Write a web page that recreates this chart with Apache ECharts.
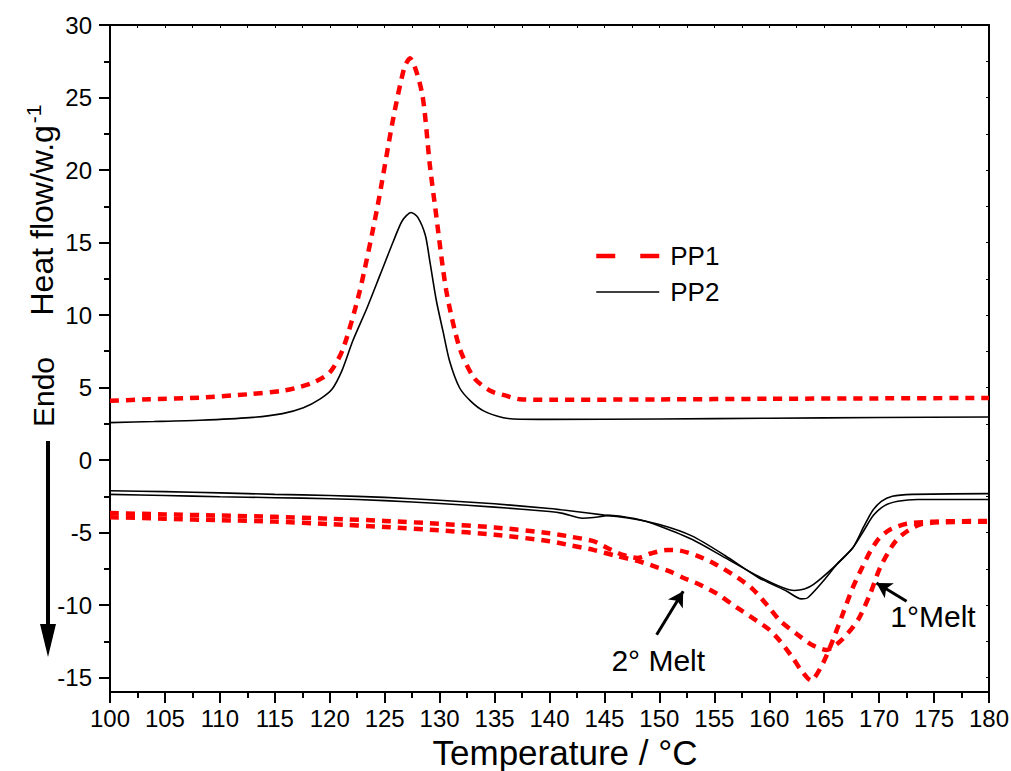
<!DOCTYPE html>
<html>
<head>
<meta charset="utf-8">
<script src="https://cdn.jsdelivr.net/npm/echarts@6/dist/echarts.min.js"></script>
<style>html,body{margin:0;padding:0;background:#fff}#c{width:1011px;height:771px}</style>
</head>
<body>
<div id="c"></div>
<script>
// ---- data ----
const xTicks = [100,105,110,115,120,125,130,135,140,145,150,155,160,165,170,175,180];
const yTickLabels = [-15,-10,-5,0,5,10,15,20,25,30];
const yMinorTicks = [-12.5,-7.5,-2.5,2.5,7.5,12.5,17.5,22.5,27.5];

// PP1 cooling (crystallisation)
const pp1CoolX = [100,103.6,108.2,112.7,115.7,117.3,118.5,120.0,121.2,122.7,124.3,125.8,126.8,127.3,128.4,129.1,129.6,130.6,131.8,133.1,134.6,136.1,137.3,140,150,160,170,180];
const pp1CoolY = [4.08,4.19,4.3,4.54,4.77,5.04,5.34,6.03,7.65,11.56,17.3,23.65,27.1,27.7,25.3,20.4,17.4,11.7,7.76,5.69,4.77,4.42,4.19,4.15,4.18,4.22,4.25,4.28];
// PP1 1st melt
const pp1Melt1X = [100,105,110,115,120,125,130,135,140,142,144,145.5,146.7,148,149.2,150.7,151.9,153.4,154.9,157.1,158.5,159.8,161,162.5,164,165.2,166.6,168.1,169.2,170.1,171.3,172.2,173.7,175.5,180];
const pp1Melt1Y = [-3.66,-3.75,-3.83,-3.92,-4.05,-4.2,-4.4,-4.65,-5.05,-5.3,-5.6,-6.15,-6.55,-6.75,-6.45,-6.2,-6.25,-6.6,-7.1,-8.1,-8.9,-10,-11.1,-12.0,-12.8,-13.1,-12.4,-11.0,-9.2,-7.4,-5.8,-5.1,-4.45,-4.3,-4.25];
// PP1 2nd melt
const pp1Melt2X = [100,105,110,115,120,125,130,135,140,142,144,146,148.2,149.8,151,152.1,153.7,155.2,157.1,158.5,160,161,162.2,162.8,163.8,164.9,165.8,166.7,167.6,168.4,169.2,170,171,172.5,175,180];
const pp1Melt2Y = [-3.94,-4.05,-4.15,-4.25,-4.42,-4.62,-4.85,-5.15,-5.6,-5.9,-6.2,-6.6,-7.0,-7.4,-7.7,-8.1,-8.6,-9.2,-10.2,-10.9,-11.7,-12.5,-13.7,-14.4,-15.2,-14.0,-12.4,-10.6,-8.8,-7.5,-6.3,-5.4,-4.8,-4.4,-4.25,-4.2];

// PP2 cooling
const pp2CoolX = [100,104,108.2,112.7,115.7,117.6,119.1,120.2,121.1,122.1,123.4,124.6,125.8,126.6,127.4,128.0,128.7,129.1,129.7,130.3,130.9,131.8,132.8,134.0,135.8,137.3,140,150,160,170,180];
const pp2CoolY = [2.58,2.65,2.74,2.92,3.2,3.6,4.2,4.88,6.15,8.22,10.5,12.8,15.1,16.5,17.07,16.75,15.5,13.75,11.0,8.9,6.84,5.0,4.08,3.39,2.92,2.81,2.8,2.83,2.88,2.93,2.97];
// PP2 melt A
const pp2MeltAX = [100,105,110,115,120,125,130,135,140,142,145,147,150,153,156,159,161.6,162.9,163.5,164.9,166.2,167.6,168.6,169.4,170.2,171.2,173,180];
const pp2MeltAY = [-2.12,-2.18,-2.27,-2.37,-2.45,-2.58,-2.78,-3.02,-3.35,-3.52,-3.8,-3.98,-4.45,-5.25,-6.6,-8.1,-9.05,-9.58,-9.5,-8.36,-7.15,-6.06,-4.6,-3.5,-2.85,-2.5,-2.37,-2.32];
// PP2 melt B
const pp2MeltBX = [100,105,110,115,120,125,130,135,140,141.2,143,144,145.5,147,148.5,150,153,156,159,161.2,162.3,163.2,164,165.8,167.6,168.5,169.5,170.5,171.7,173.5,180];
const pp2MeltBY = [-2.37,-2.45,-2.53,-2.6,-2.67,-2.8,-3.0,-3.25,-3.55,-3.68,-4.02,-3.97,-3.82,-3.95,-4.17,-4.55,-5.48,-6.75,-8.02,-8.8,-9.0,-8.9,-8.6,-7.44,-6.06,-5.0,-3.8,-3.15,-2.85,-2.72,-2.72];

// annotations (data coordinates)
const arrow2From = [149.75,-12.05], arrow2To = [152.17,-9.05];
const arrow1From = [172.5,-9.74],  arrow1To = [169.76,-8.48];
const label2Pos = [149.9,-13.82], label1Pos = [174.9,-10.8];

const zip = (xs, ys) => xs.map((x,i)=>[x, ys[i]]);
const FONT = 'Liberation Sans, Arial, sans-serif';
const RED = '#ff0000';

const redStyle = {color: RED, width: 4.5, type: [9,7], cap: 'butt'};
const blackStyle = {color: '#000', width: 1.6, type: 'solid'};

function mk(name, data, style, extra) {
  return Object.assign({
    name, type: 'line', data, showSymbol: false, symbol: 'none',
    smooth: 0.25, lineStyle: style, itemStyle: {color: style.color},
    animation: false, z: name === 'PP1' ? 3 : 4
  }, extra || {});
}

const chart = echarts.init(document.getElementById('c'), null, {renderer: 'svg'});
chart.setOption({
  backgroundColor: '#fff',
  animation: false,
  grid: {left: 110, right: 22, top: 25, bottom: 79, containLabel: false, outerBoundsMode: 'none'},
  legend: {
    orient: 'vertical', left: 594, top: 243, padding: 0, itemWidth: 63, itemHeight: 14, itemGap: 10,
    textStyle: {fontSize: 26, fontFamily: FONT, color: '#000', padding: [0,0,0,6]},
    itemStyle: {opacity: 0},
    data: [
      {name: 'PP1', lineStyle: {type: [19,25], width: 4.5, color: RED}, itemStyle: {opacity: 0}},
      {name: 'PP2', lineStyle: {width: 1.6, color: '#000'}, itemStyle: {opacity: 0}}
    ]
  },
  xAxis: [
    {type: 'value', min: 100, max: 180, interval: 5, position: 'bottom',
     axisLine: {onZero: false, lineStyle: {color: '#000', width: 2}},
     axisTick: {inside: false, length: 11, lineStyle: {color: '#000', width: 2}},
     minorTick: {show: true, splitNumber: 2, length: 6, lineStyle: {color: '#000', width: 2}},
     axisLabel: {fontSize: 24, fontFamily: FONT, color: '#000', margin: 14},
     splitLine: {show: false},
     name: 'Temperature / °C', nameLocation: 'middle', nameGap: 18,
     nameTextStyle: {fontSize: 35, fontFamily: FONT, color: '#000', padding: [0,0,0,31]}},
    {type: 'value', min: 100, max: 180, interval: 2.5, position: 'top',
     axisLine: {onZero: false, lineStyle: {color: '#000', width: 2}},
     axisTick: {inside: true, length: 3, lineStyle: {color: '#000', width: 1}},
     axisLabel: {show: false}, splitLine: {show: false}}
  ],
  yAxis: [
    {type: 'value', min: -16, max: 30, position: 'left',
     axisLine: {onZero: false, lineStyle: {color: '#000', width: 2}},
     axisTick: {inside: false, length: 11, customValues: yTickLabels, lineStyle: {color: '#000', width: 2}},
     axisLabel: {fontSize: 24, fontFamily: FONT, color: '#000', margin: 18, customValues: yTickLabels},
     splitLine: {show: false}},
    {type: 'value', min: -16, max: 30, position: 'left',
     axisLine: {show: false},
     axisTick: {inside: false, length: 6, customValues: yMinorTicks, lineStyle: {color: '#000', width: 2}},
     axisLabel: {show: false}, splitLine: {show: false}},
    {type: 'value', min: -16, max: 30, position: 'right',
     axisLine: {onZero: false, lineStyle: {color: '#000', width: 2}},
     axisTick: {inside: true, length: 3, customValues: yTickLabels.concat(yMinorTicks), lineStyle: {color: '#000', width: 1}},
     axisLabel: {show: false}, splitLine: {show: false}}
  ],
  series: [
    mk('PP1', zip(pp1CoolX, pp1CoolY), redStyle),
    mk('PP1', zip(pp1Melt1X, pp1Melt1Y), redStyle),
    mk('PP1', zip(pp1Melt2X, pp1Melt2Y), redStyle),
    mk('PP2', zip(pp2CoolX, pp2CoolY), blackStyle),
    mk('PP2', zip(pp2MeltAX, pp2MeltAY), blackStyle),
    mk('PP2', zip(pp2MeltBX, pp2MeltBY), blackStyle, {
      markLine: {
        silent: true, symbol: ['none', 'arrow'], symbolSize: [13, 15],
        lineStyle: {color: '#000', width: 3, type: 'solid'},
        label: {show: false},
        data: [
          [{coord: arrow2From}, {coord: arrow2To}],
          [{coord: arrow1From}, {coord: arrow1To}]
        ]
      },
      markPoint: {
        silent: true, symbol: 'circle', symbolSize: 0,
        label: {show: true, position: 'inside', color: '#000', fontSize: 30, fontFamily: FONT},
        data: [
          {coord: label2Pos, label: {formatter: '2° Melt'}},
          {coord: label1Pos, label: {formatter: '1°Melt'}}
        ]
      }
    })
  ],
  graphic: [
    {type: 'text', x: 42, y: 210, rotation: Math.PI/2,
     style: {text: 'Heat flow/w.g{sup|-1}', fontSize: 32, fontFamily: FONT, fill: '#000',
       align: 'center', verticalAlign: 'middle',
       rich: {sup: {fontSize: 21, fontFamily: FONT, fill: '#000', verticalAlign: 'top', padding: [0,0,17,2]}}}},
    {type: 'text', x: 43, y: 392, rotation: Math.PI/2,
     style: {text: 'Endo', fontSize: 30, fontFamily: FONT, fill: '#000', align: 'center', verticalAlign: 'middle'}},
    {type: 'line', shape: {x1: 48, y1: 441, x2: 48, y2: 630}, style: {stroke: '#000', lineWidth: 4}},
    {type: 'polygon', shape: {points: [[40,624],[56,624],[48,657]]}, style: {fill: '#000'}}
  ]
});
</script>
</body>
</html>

------------------------

Given problem: Copy exactly the lines running from the beginning of the listing through the line that has "yMinorTicks = [-12.5,-7.5,-2.5,2.5,7.5,12.5,17.5,22.5,27.5];". Drop the pictures.

In response:
Write a web page that recreates this chart with Apache ECharts.
<!DOCTYPE html>
<html>
<head>
<meta charset="utf-8">
<script src="https://cdn.jsdelivr.net/npm/echarts@6/dist/echarts.min.js"></script>
<style>html,body{margin:0;padding:0;background:#fff}#c{width:1011px;height:771px}</style>
</head>
<body>
<div id="c"></div>
<script>
// ---- data ----
const xTicks = [100,105,110,115,120,125,130,135,140,145,150,155,160,165,170,175,180];
const yTickLabels = [-15,-10,-5,0,5,10,15,20,25,30];
const yMinorTicks = [-12.5,-7.5,-2.5,2.5,7.5,12.5,17.5,22.5,27.5];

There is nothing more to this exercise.